--- start LISTING ---
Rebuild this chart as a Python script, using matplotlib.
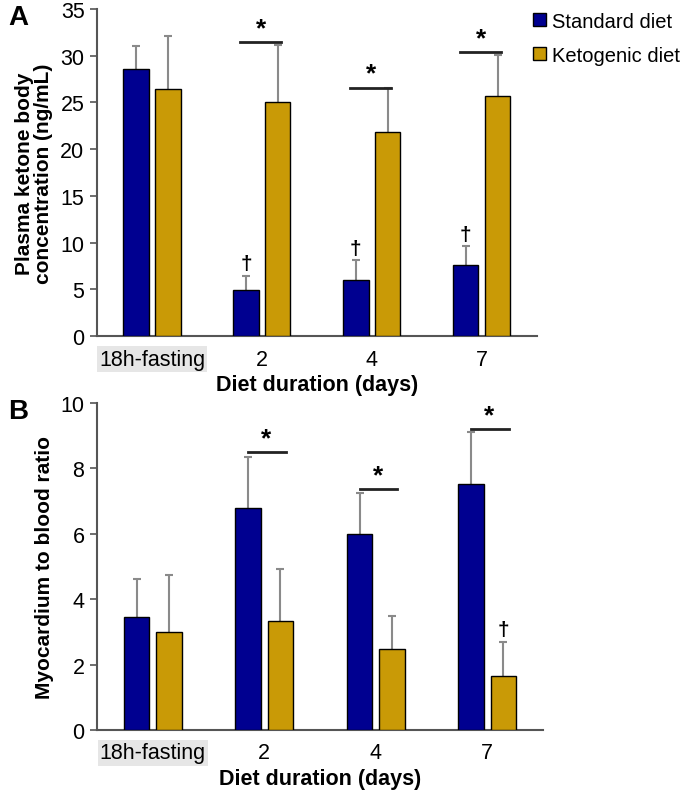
import numpy as np
import matplotlib
matplotlib.use('Agg')
import matplotlib.pyplot as plt

plt.rcParams['font.family'] = ['Liberation Sans', 'DejaVu Sans']

groups = ['18h-fasting', '2', '4', '7']
series = ['Standard diet', 'Ketogenic diet']

# panel A: plasma ketone body concentration
ketone_std = [28.6, 4.9, 6.0, 7.6]
ketone_std_err = [2.4, 1.5, 2.1, 2.0]
ketone_keto = [26.4, 25.1, 21.8, 25.7]
ketone_keto_err = [5.7, 6.1, 4.7, 4.4]
ketone_sig = [None, 31.5, 26.6, 30.4]      # height of the * line
ketone_dagger_std = [False, True, True, True]

# panel B: myocardium to blood ratio
ratio_std = [3.47, 6.79, 5.98, 7.51]
ratio_std_err = [1.16, 1.55, 1.26, 1.59]
ratio_keto = [3.0, 3.34, 2.49, 1.65]
ratio_keto_err = [1.74, 1.57, 1.0, 1.04]
ratio_sig = [None, 8.49, 7.37, 9.2]
ratio_dagger_keto = [False, False, False, True]

blue = '#000090'
gold = '#C99A06'
grey = '#555555'
err_col = '#8a8a8a'

fig = plt.figure(figsize=(6.85, 8.03), dpi=100)
axA = fig.add_axes([0.1416, 0.5803, 0.642, 0.4072])
axB = fig.add_axes([0.1416, 0.0897, 0.651, 0.4072])

x = np.arange(len(groups))
w = 0.23
off = 0.145


def upper_err(ax, xs, ys, err):
    zeros = [0] * len(xs)
    _, caps, _ = ax.errorbar(xs, ys, yerr=[zeros, err], fmt='none', ecolor=err_col,
                             elinewidth=1.5, capsize=3, capthick=1.5, zorder=2)
    caps[0].set_visible(False)  # no cap at the bar top


def draw(ax, std, std_err, keto, keto_err, ymax, ystep, ylabel):
    ax.bar(x - off, std, w, color=blue, edgecolor='black', linewidth=1.0,
           label=series[0], zorder=3)
    ax.bar(x + off, keto, w, color=gold, edgecolor='black', linewidth=1.0,
           label=series[1], zorder=3)
    upper_err(ax, x - off, std, std_err)
    upper_err(ax, x + off, keto, keto_err)
    ax.set_xlim(-0.5, 3.5)
    ax.set_ylim(0, ymax)
    ax.set_yticks(np.arange(0, ymax + 0.01, ystep))
    ax.set_xticks(x)
    ax.set_xticklabels(groups)
    ax.tick_params(axis='y', labelsize=15.5, length=5, color=grey, width=1.2, pad=4)
    ax.tick_params(axis='x', labelsize=15.5, length=0, pad=9)
    ax.get_xticklabels()[0].set_bbox(dict(facecolor='#e6e6e6', edgecolor='none', pad=1.5))
    for s in ['top', 'right']:
        ax.spines[s].set_visible(False)
    for s in ['left', 'bottom']:
        ax.spines[s].set_color(grey)
        ax.spines[s].set_linewidth(1.5)
    ax.set_ylabel(ylabel, fontsize=15, fontweight='bold', labelpad=5, linespacing=1.0)
    ax.set_xlabel('Diet duration (days)', fontsize=15.5, fontweight='bold', labelpad=3)


draw(axA, ketone_std, ketone_std_err, ketone_keto, ketone_keto_err, 35, 5,
     'Plasma ketone body\nconcentration (ng/mL)')
draw(axB, ratio_std, ratio_std_err, ratio_keto, ratio_keto_err, 10, 2,
     'Myocardium to blood ratio')

# significance marks panel A
for i, h in enumerate(ketone_sig):
    if h is None:
        continue
    axA.plot([x[i] - off - 0.05, x[i] + off + 0.03], [h, h], color='#222222', lw=2, zorder=4)
    axA.text(x[i] - 0.01, h + 0.2, '*', ha='center', va='bottom', fontsize=19, fontweight='bold')
for i, d in enumerate(ketone_dagger_std):
    if d:
        axA.text(x[i] - off, ketone_std[i] + ketone_std_err[i] + 0.3, '†',
                 ha='center', va='bottom', fontsize=15, fontweight='bold')

# significance marks panel B
for i, h in enumerate(ratio_sig):
    if h is None:
        continue
    axB.plot([x[i] - off, x[i] + off + 0.05], [h, h], color='#222222', lw=2, zorder=4)
    axB.text(x[i] + 0.02, h + 0.05, '*', ha='center', va='bottom', fontsize=19, fontweight='bold')
for i, d in enumerate(ratio_dagger_keto):
    if d:
        axB.text(x[i] + off, ratio_keto[i] + ratio_keto_err[i] + 0.1, '†',
                 ha='center', va='bottom', fontsize=15, fontweight='bold')

axA.legend(loc='upper left', bbox_to_anchor=(0.96, 1.035), frameon=False, fontsize=14.5,
           handlelength=0.65, handleheight=0.65, handletextpad=0.3, labelspacing=0.75,
           borderpad=0.2)

fig.text(0.012, 0.977, 'A', fontsize=20, fontweight='bold', va='center')
fig.text(0.012, 0.487, 'B', fontsize=20, fontweight='bold', va='center')

fig.savefig('out.png', dpi=100)
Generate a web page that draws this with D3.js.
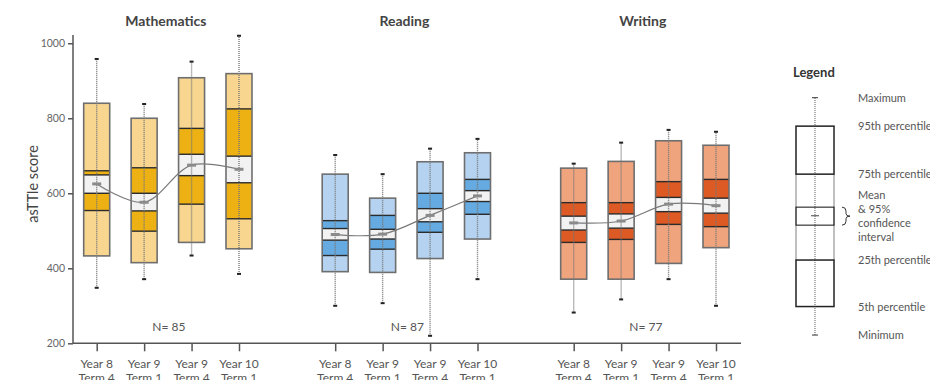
<!DOCTYPE html>
<meta charset="utf-8">
<style>
body { margin: 0; background: #fff; }
text { font-family: Lato, "Open Sans", sans-serif; }
.axis text { fill: #666; font-size: 10.5px; }
.axis line, .axis path { stroke: #555; stroke-width: 1.5; }
</style>
<body>
<script src="https://cdn.jsdelivr.net/npm/d3@7"></script>
<script>

var subjects = ["Mathematics", "Reading", "Writing"];
var terms = ["Year 8 Term 4", "Year 9 Term 1", "Year 9 Term 4", "Year 10 Term 1"];
var termLines = [["Year 8", "Term 4"], ["Year 9", "Term 1"], ["Year 9", "Term 4"], ["Year 10", "Term 1"]];
var counts = [85, 87, 77];
var yTicks = [200, 400, 600, 800, 1000];

// each row: min, p5, p25, ci low, mean, ci high, p75, p95, max
var mathematics = [
  [348, 433, 554, 600, 625, 649, 660, 840, 958],
  [371, 415, 499, 553, 576, 600, 668, 800, 838],
  [434, 469, 571, 647, 675, 704, 773, 908, 951],
  [385, 452, 532, 628, 664, 699, 825, 919, 1020]
];
var reading = [
  [300, 391, 434, 475, 490, 506, 527, 651, 702],
  [307, 389, 451, 478, 491, 504, 541, 587, 651],
  [220, 426, 496, 524, 541, 559, 600, 684, 719],
  [371, 478, 544, 578, 593, 607, 637, 708, 745]
];
var writing = [
  [282, 371, 469, 502, 521, 539, 575, 667, 679],
  [317, 371, 477, 507, 526, 545, 575, 685, 735],
  [371, 413, 517, 551, 571, 589, 631, 740, 769],
  [300, 455, 511, 547, 567, 587, 637, 728, 764]
];
var lightColors = ["#f8d690", "#b5d3f0", "#efa47e"];
var darkColors = ["#edb113", "#65aae0", "#dd5a24"];

// legend schematic, same order as rows above
var legendStats = [222, 298, 422, 515, 540, 563, 651, 779, 855];
var legendLabels = ["Minimum", "5th percentile", "25th percentile", null, null, null, "75th percentile", "95th percentile", "Maximum"];
var ciLabel = ["Mean", "& 95%", "confidence", "interval"];

var allData = [mathematics, reading, writing];

var svg = d3.select("body").append("svg")
    .attr("width", 930)
    .attr("height", 380);

var y = d3.scaleLinear().domain([200, 1022]).range([343.3, 35]);
var outer = d3.scaleBand().domain(subjects).range([73, 788.5]);
var inner = d3.scalePoint().domain(terms).range([23.7, 166]);
var boxW = 26;

function xc(s, t) { return outer(s) + inner(t); }

// y axis
svg.append("g")
    .attr("class", "axis")
    .attr("transform", "translate(73,0)")
    .call(d3.axisLeft(y).tickValues(yTicks).tickFormat(d3.format("d"))
        .tickSize(5).tickPadding(3).tickSizeOuter(0))
    .select(".domain").attr("d", "M0," + y(1022) + "V" + y(200));

svg.append("text")
    .attr("transform", "translate(38," + 184 + ") rotate(-90)")
    .attr("text-anchor", "middle")
    .attr("font-size", 14.5)
    .attr("fill", "#444")
    .text("asTTle score");

// x baseline
svg.append("line")
    .attr("x1", 73).attr("x2", xc("Writing", terms[3]) + 25)
    .attr("y1", y(200)).attr("y2", y(200))
    .attr("stroke", "#555").attr("stroke-width", 1.5);

subjects.forEach(function(s, si) {
  var rows = allData[si];
  var g = svg.append("g");
  var mid = outer(s) + (inner.range()[0] + inner.range()[1]) / 2;

  g.append("text")
      .attr("x", mid - 2).attr("y", 26)
      .attr("text-anchor", "middle")
      .attr("font-size", 14)
      .attr("font-weight", "bold")
      .attr("fill", "#444")
      .text(s);

  g.append("text")
      .attr("x", mid + 1).attr("y", 331)
      .attr("text-anchor", "middle")
      .attr("font-size", 12)
      .attr("fill", "#555")
      .text("N= " + counts[si]);

  var ax = g.append("g")
      .attr("class", "axis")
      .attr("transform", "translate(" + outer(s) + "," + y(200) + ")")
      .call(d3.axisBottom(inner).tickSize(8).tickFormat(""));
  ax.select(".domain").remove();

  terms.forEach(function(t, ti) {
    var cx = xc(s, t);
    var lbl = g.append("text")
        .attr("x", cx).attr("y", 368)
        .attr("text-anchor", "middle")
        .attr("font-size", 12)
        .attr("fill", "#555");
    lbl.append("tspan").attr("x", cx).text(termLines[ti][0]);
    lbl.append("tspan").attr("x", cx).attr("dy", 14).text(termLines[ti][1]);
  });

  rows.forEach(function(d, ti) {
    var cx = xc(s, terms[ti]);
    var segs = [
      [d[1], d[2], lightColors[si]],
      [d[2], d[3], darkColors[si]],
      [d[3], d[5], "#f2f2f2"],
      [d[5], d[6], darkColors[si]],
      [d[6], d[7], lightColors[si]]
    ];
    g.selectAll(null).data(segs).enter().append("rect")
        .attr("x", cx - boxW / 2)
        .attr("width", boxW)
        .attr("y", function(p) { return y(p[1]); })
        .attr("height", function(p) { return y(p[0]) - y(p[1]); })
        .attr("fill", function(p) { return p[2]; });

    g.selectAll(null).data([d[2], d[3], d[5], d[6]]).enter().append("line")
        .attr("x1", cx - boxW / 2).attr("x2", cx + boxW / 2)
        .attr("y1", function(v) { return y(v); })
        .attr("y2", function(v) { return y(v); })
        .attr("stroke", "#2b2b2b").attr("stroke-width", 1.4);

    g.append("rect")
        .attr("x", cx - boxW / 2).attr("width", boxW)
        .attr("y", y(d[7])).attr("height", y(d[1]) - y(d[7]))
        .attr("fill", "none")
        .attr("stroke", "#6e6e6e").attr("stroke-width", 1.6);

    g.append("line")
        .attr("x1", cx).attr("x2", cx)
        .attr("y1", y(d[0])).attr("y2", y(d[8]))
        .attr("stroke", "#777").attr("stroke-width", 1.4)
        .attr("stroke-dasharray", "1,1");

    g.selectAll(null).data([d[0], d[8]]).enter().append("rect")
        .attr("x", cx - 2).attr("width", 4)
        .attr("y", function(v) { return y(v) - 1; })
        .attr("height", 2)
        .attr("fill", "#222");
  });

  g.append("path")
      .datum(rows)
      .attr("fill", "none")
      .attr("stroke", "#7a7a7a")
      .attr("stroke-width", 1.2)
      .attr("d", d3.line()
          .x(function(d, i) { return xc(s, terms[i]); })
          .y(function(d) { return y(d[4]); })
          .curve(d3.curveCatmullRom));

  g.selectAll(null).data(rows).enter().append("rect")
      .attr("x", function(d, i) { return xc(s, terms[i]) - 4.5; })
      .attr("width", 9)
      .attr("y", function(d) { return y(d[4]) - 1.5; })
      .attr("height", 3)
      .attr("fill", "#8a8a8a");
});

// legend
var lx = 815, lw = 38;
var lg = svg.append("g");

lg.append("text")
    .attr("x", 793).attr("y", 77)
    .attr("font-size", 13)
    .attr("font-weight", "bold")
    .attr("fill", "#333")
    .text("Legend");

lg.append("line")
    .attr("x1", lx).attr("x2", lx)
    .attr("y1", y(legendStats[0])).attr("y2", y(legendStats[8]))
    .attr("stroke", "#777").attr("stroke-width", 1.2)
    .attr("stroke-dasharray", "1,1");

lg.selectAll(null).data([legendStats[0], legendStats[8]]).enter().append("line")
    .attr("x1", lx - 3).attr("x2", lx + 3)
    .attr("y1", function(v) { return y(v); })
    .attr("y2", function(v) { return y(v); })
    .attr("stroke", "#555").attr("stroke-width", 1.2);

// middle sides in grey
lg.selectAll(null).data([lx - lw / 2, lx + lw / 2]).enter().append("line")
    .attr("x1", function(v) { return v; }).attr("x2", function(v) { return v; })
    .attr("y1", y(legendStats[6])).attr("y2", y(legendStats[2]))
    .attr("stroke", "#aaa").attr("stroke-width", 1.5);

lg.selectAll(null).data([[legendStats[6], legendStats[7]], [legendStats[1], legendStats[2]]]).enter().append("rect")
    .attr("x", lx - lw / 2).attr("width", lw)
    .attr("y", function(p) { return y(p[1]); })
    .attr("height", function(p) { return y(p[0]) - y(p[1]); })
    .attr("fill", "none")
    .attr("stroke", "#222").attr("stroke-width", 1.5);

lg.append("rect")
    .attr("x", lx - lw / 2).attr("width", lw)
    .attr("y", y(legendStats[5]))
    .attr("height", y(legendStats[3]) - y(legendStats[5]))
    .attr("fill", "none")
    .attr("stroke", "#222").attr("stroke-width", 1.1);

lg.append("line")
    .attr("x1", lx - 4).attr("x2", lx + 4)
    .attr("y1", y(legendStats[4])).attr("y2", y(legendStats[4]))
    .attr("stroke", "#444").attr("stroke-width", 1);

var bt = y(legendStats[5]), bb = y(legendStats[3]), bm = (bt + bb) / 2;
lg.append("path")
    .attr("d", "M842," + bt + "q4,0 4,4V" + (bm - 2.5) + "q0,2.5 4,2.5q-4,0 -4,2.5V" + (bb - 4) + "q0,4 -4,4")
    .attr("fill", "none")
    .attr("stroke", "#333").attr("stroke-width", 1);

lg.selectAll(null).data(legendStats.map(function(v, i) { return [v, legendLabels[i]]; })
      .filter(function(p) { return p[1]; }))
  .enter().append("text")
    .attr("x", 858)
    .attr("y", function(p) { return y(p[0]) + 4; })
    .attr("font-size", 11)
    .attr("fill", "#555")
    .text(function(p) { return p[1]; });

lg.selectAll(null).data(ciLabel).enter().append("text")
    .attr("x", 858)
    .attr("y", function(d, i) { return bm + 4 + (i - 1.5) * 14; })
    .attr("font-size", 11)
    .attr("fill", "#555")
    .text(function(d) { return d; });

</script>
</body>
--- end LISTING ---
SHORT TASK
With the pictures left out, restate word for word every line of the data above, from the first down to the line that contains "the bar top".

SOLVED EXERCISE
Rebuild this chart as a Python script, using matplotlib.
import numpy as np
import matplotlib
matplotlib.use('Agg')
import matplotlib.pyplot as plt

plt.rcParams['font.family'] = ['Liberation Sans', 'DejaVu Sans']

groups = ['18h-fasting', '2', '4', '7']
series = ['Standard diet', 'Ketogenic diet']

# panel A: plasma ketone body concentration
ketone_std = [28.6, 4.9, 6.0, 7.6]
ketone_std_err = [2.4, 1.5, 2.1, 2.0]
ketone_keto = [26.4, 25.1, 21.8, 25.7]
ketone_keto_err = [5.7, 6.1, 4.7, 4.4]
ketone_sig = [None, 31.5, 26.6, 30.4]      # height of the * line
ketone_dagger_std = [False, True, True, True]

# panel B: myocardium to blood ratio
ratio_std = [3.47, 6.79, 5.98, 7.51]
ratio_std_err = [1.16, 1.55, 1.26, 1.59]
ratio_keto = [3.0, 3.34, 2.49, 1.65]
ratio_keto_err = [1.74, 1.57, 1.0, 1.04]
ratio_sig = [None, 8.49, 7.37, 9.2]
ratio_dagger_keto = [False, False, False, True]

blue = '#000090'
gold = '#C99A06'
grey = '#555555'
err_col = '#8a8a8a'

fig = plt.figure(figsize=(6.85, 8.03), dpi=100)
axA = fig.add_axes([0.1416, 0.5803, 0.642, 0.4072])
axB = fig.add_axes([0.1416, 0.0897, 0.651, 0.4072])

x = np.arange(len(groups))
w = 0.23
off = 0.145


def upper_err(ax, xs, ys, err):
    zeros = [0] * len(xs)
    _, caps, _ = ax.errorbar(xs, ys, yerr=[zeros, err], fmt='none', ecolor=err_col,
                             elinewidth=1.5, capsize=3, capthick=1.5, zorder=2)
    caps[0].set_visible(False)  # no cap at the bar top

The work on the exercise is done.